Bardaï
"Bardaï exists in its own gravity. Every direction from here leads deeper into somewhere humans were not meant to go alone."
The drive into Bardaï from the south takes you through a landscape that seems increasingly improbable with each passing hour — the basalt plains, the eroded volcanic plugs rising from nothing, the absence of any other vehicle in either direction for the entire day’s travel. When the oasis finally appeared below us on the third day of driving from Faya-Largeau, the date palms looked like a hallucination: deep green in a world of black rock and ochre gravel, the kind of color your eyes have been craving without knowing it. Ibrahim, who had made this journey perhaps thirty times, descended toward it with the easy confidence of someone coming home to a place that isn’t his.

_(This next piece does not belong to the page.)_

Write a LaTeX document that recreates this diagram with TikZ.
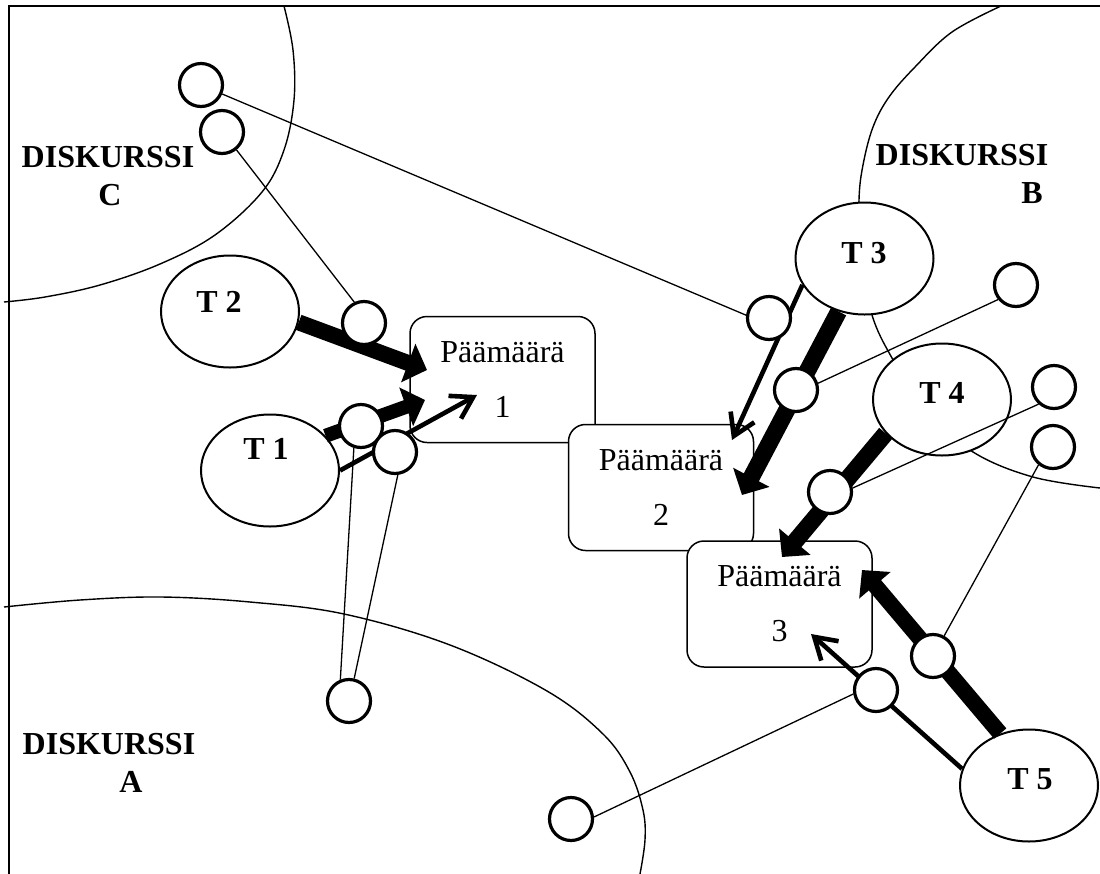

Bardaï is the administrative center of the Tibesti region in the same way that a single building can be a district — it exists, it functions, it provides the framework for a population that mostly lives by moving across terrain most governments have given up trying to administer. The Toubou people of the Tibesti are among the most self-sufficient in the world out of necessity and temperament both. They have traded and herded and navigated this landscape for centuries, organized into clans whose territorial knowledge is the most valuable asset available in an environment where the difference between a known water source and an assumed one can be mortal. The men I met in Bardaï’s small market had the quality of people who have never needed to explain their competence to anyone and find the concept of doing so slightly comic.
The town itself is small enough to walk in twenty minutes — a mosque, a market with dates and basic provisions, some administrative buildings in various states of maintenance, and the mud-brick compounds of families who have been here long enough for the buildings to look like they grew from the rock. The dates grown in the oasis are extraordinary: small, intensely sweet, the kind that make you understand why dates were a currency and not merely a food along the trans-Saharan routes. A woman in the market sold them from a woven basket, weighing them on a hand scale, and I bought three times what I could reasonably carry north.

The peaks visible from Bardaï — Tarso Toussidé, the conical volcano to the northeast; the ridgeline of Tarso Ahon to the west — exist at a scale that the word landscape doesn’t quite fit. They are geological events. From camp on the valley floor, Ibrahim pointed out the route toward Emi Koussi in the southwest and described the thermal springs at Soborom, where the water comes up near boiling from volcanic vents and the ground around them is yellow-white with sulfur deposits. He said it smelled like the earth’s inside, which is accurate.
When to go: November to February is the only window, and even then the altitude means cold nights requiring proper sleeping gear. Access to Bardaï requires permits, a licensed operator, and significant logistical preparation — fuel, emergency supplies, satellite communication. The remoteness that makes the Tibesti extraordinary is also the condition that makes it genuinely demanding. Come prepared or, with great honesty, don’t come.